Living close to the urban core (the “infill” factor) was also the least significant factor in the Virginia case. Strangely, Zhang and his team observed that people living at the fringes of these smaller cities actually drove less than people in the core -- a finding they attribute to "semi-rural areas near the fringes of the Virginian cities where residents already travel less than their urban center counterparts."

In general, their model suggests that you get more bang for your buck increasing residential density in already-dense areas than in relatively spread out areas. The authors found that increasing residential density by 20 percent in an area with an existing density of 11,400 people per square mile (which is denser than Rio de Janeiro) would net a 16 percent reduction in per-capita VMT – a major improvement. But a 20 percent density bump in the Virginia metros Zhang and his team studied, with just 1,950 persons per square mile, nets juts a 3 percent cut in VMT.

Meanwhile, they projected that in Seattle, roughly doubling residential density (to more than 8,000 people per square mile) would reduce per-capita VMT by 14.27 percent.

So what is the factor that reduces driving in the smaller metros in Virginia? Smaller block sizes. That made the biggest difference in Virginia, which had the largest average block size of all the case studies. In the other metros, changes in block size have a much smaller effect on VMT.

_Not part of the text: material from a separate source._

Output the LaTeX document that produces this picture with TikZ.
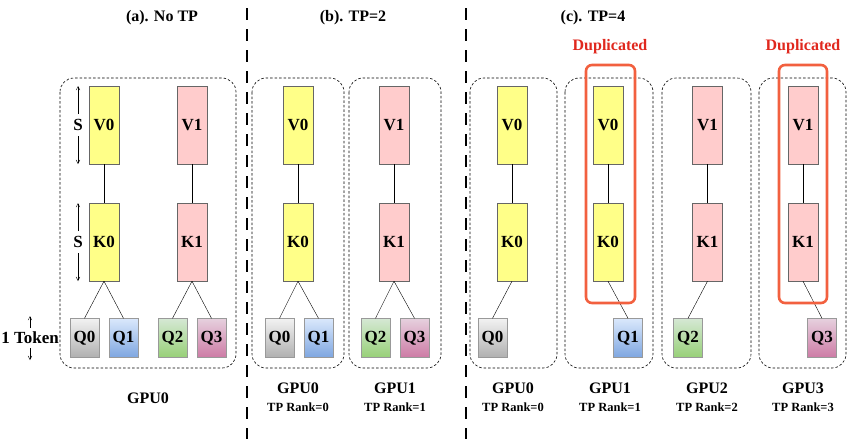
\documentclass[tikz,border=0pt]{standalone}
\usepackage{fontspec}
\setmainfont{Liberation Serif}
\usetikzlibrary{positioning,arrows.meta,calc}
\tikzset{>={Straight Barb[width=1.3mm,length=1.3mm]}}
\definecolor{kvyellow}{HTML}{FFFF88}
\definecolor{kvpink}{HTML}{FFCCCC}
\definecolor{dupred}{HTML}{F2603F}
\definecolor{duptext}{HTML}{E0281E}
\definecolor{qgrt}{HTML}{F2F2F2}\definecolor{qgrb}{HTML}{B0B0B0}
\definecolor{qblt}{HTML}{DAE8FC}\definecolor{qblb}{HTML}{7EA6E0}
\definecolor{qgnt}{HTML}{D5E8D4}\definecolor{qgnb}{HTML}{97D077}
\definecolor{qpkt}{HTML}{E6D0DE}\definecolor{qpkb}{HTML}{CD7BA5}

\begin{document}
\begin{tikzpicture}[x=1pt,y=-1pt,font=\bfseries\fontsize{17}{19}\selectfont]
        \tikzstyle{kv} = [draw=black!60, minimum width=30pt, minimum height=78pt, inner sep=0pt]
        \tikzstyle{qn} = [draw=black!40, minimum width=29pt, minimum height=39pt, inner sep=0pt]
        \tikzstyle{gbox} = [draw=black, dash pattern=on 2.5pt off 2pt, rounded corners=14pt, line width=0.6pt]
        \tikzstyle{dup} = [draw=dupred, line width=2.6pt, rounded corners=6pt]
        \tikzstyle{lbl} = [font=\bfseries\fontsize{16}{18}\selectfont]
        \tikzstyle{rk} = [font=\bfseries\fontsize{12.5}{14}\selectfont]
        \tikzstyle{q0} = [qn, top color=qgrt, bottom color=qgrb]
        \tikzstyle{q1} = [qn, top color=qblt, bottom color=qblb]
        \tikzstyle{q2} = [qn, top color=qgnt, bottom color=qgnb]
        \tikzstyle{q3} = [qn, top color=qpkt, bottom color=qpkb]
        \useasboundingbox (0,0) rectangle (847,439);

        % titles and separators
        \node[lbl] (ta) at (162,18) {(a). No TP};
        \node[lbl] (tb) at (353,18) {(b). TP=2};
        \node[lbl] (tc) at (593,18) {(c). TP=4};
        \draw[line width=1.6pt, dash pattern=on 12pt off 9pt] (247,8) -- (247,439);
        \draw[line width=1.6pt, dash pattern=on 12pt off 9pt] (466,8) -- (466,439);

        % (a) no TP
        \draw[gbox] (60,78) rectangle (236,368);
        \node[kv, fill=kvyellow] (aV0) at (104,125) {V0};
        \node[kv, fill=kvyellow] (aK0) at (104,242) {K0};
        \node[kv, fill=kvpink] (aV1) at (192,125) {V1};
        \node[kv, fill=kvpink] (aK1) at (192,242) {K1};
        \node[q0] (aQ0) at (84.5,338) {Q0};
        \node[q1] (aQ1) at (123.5,338) {Q1};
        \node[q2] (aQ2) at (172.5,338) {Q2};
        \node[q3] (aQ3) at (211.5,338) {Q3};
        \draw (aV0) -- (aK0);
        \draw (aV1) -- (aK1);
        \draw (aK0.south) -- (aQ0.north);
        \draw (aK0.south) -- (aQ1.north);
        \draw (aK1.south) -- (aQ2.north);
        \draw (aK1.south) -- (aQ3.north);
        % S and token arrows
        \node[inner sep=0pt] (s1) at (78,125) {S};
        \node[inner sep=0pt] (s2) at (78,242) {S};
        \coordinate (s1t) at (78,86);  \coordinate (s1a) at (78,114);
        \coordinate (s1b) at (78,164); \coordinate (s1c) at (78,136);
        \coordinate (s2t) at (78,203); \coordinate (s2a) at (78,231);
        \coordinate (s2b) at (78,281); \coordinate (s2c) at (78,253);
        \draw[->] (s1a) -- (s1t);
        \draw[->] (s1c) -- (s1b);
        \draw[->] (s2a) -- (s2t);
        \draw[->] (s2c) -- (s2b);
        \node[inner sep=0pt] (tok) at (30,338) {1 Token};
        \coordinate (tkt) at (30,316); \coordinate (tka) at (30,328);
        \coordinate (tkb) at (30,360); \coordinate (tkc) at (30,348);
        \draw[->] (tka) -- (tkt);
        \draw[->] (tkc) -- (tkb);
        \node[lbl] (ag0) at (148,398) {GPU0};

        % (b) TP=2
        \draw[gbox] (252,78) rectangle (344,368);
        \draw[gbox] (349,78) rectangle (441,368);
        \node[kv, fill=kvyellow] (bV0) at (298,125) {V0};
        \node[kv, fill=kvyellow] (bK0) at (298,242) {K0};
        \node[kv, fill=kvpink] (bV1) at (394,125) {V1};
        \node[kv, fill=kvpink] (bK1) at (394,242) {K1};
        \node[q0] (bQ0) at (279.5,338) {Q0};
        \node[q1] (bQ1) at (318.5,338) {Q1};
        \node[q2] (bQ2) at (375.5,338) {Q2};
        \node[q3] (bQ3) at (414.5,338) {Q3};
        \draw (bV0) -- (bK0);
        \draw (bV1) -- (bK1);
        \draw (bK0.south) -- (bQ0.north);
        \draw (bK0.south) -- (bQ1.north);
        \draw (bK1.south) -- (bQ2.north);
        \draw (bK1.south) -- (bQ3.north);
        \node[lbl] (bg0) at (298,388) {GPU0};
        \node[rk] (br0) at (298,407) {TP Rank=0};
        \node[lbl] (bg1) at (395,388) {GPU1};
        \node[rk] (br1) at (395,407) {TP Rank=1};

        % (c) TP=4
        \draw[gbox] (470,78) rectangle (557,368);
        \draw[gbox] (565,78) rectangle (653,368);
        \draw[gbox] (662,78) rectangle (751,368);
        \draw[gbox] (759,78) rectangle (846,368);
        \node[kv, fill=kvyellow] (cV0) at (512,125) {V0};
        \node[kv, fill=kvyellow] (cK0) at (512,242) {K0};
        \node[kv, fill=kvyellow] (dV0) at (608,125) {V0};
        \node[kv, fill=kvyellow] (dK0) at (608,242) {K0};
        \node[kv, fill=kvpink] (eV1) at (707.5,125) {V1};
        \node[kv, fill=kvpink] (eK1) at (707.5,242) {K1};
        \node[kv, fill=kvpink] (fV1) at (803,125) {V1};
        \node[kv, fill=kvpink] (fK1) at (803,242) {K1};
        \node[q0] (cQ0) at (492.5,338) {Q0};
        \node[q1] (dQ1) at (628,338) {Q1};
        \node[q2] (eQ2) at (688,338) {Q2};
        \node[q3] (fQ3) at (822,338) {Q3};
        \draw (cV0) -- (cK0);
        \draw (dV0) -- (dK0);
        \draw (eV1) -- (eK1);
        \draw (fV1) -- (fK1);
        \draw (cK0.south) -- (cQ0.north);
        \draw (dK0.south) -- (dQ1.north);
        \draw (eK1.south) -- (eQ2.north);
        \draw (fK1.south) -- (fQ3.north);
        \draw[dup] (586,65) rectangle (635,303);
        \draw[dup] (779,65) rectangle (827,303);
        \node[lbl, text=duptext] (dup1) at (610,47) {Duplicated};
        \node[lbl, text=duptext] (dup2) at (803,47) {Duplicated};
        \node[lbl] (cg0) at (513,388) {GPU0};
        \node[rk] (cr0) at (513,407) {TP Rank=0};
        \node[lbl] (cg1) at (610,388) {GPU1};
        \node[rk] (cr1) at (610,407) {TP Rank=1};
        \node[lbl] (cg2) at (707,388) {GPU2};
        \node[rk] (cr2) at (707,407) {TP Rank=2};
        \node[lbl] (cg3) at (803,388) {GPU3};
        \node[rk] (cr3) at (803,407) {TP Rank=3};
\end{tikzpicture}
\end{document}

The researchers concluded that employment density isn't a major factor in reducing driving anywhere. It made only a small difference, and only in Seattle and Baltimore. Puzzlingly enough, in Virginia, VMT increases with employment density.

I asked Zhang why employment density didn't play a greater role -- after all, with more density, parking is probably more scarce and transit more abundant. "That's probably true for the case of downtown," he said. "But there are a lot of cities where, if you built a certain employment space, you have to -- by land use regulation and zoning codes -- you have to build a lot of parking spaces as well. And now, in the U.S., on average in major metro areas, only about 10 to 15 percent of jobs are located in traditional downtown CBD areas."

In their conclusions, the authors mention other factors that they don’t delve into with their quantitative analysis, including transit service coverage and quality, and land use decision-making processes. They suggest that there’s a qualitative difference between land use decision-making at the state versus the local level, but they don’t go into detail about why or how it plays out. Zhang says they're leaving those questions for subsequent studies.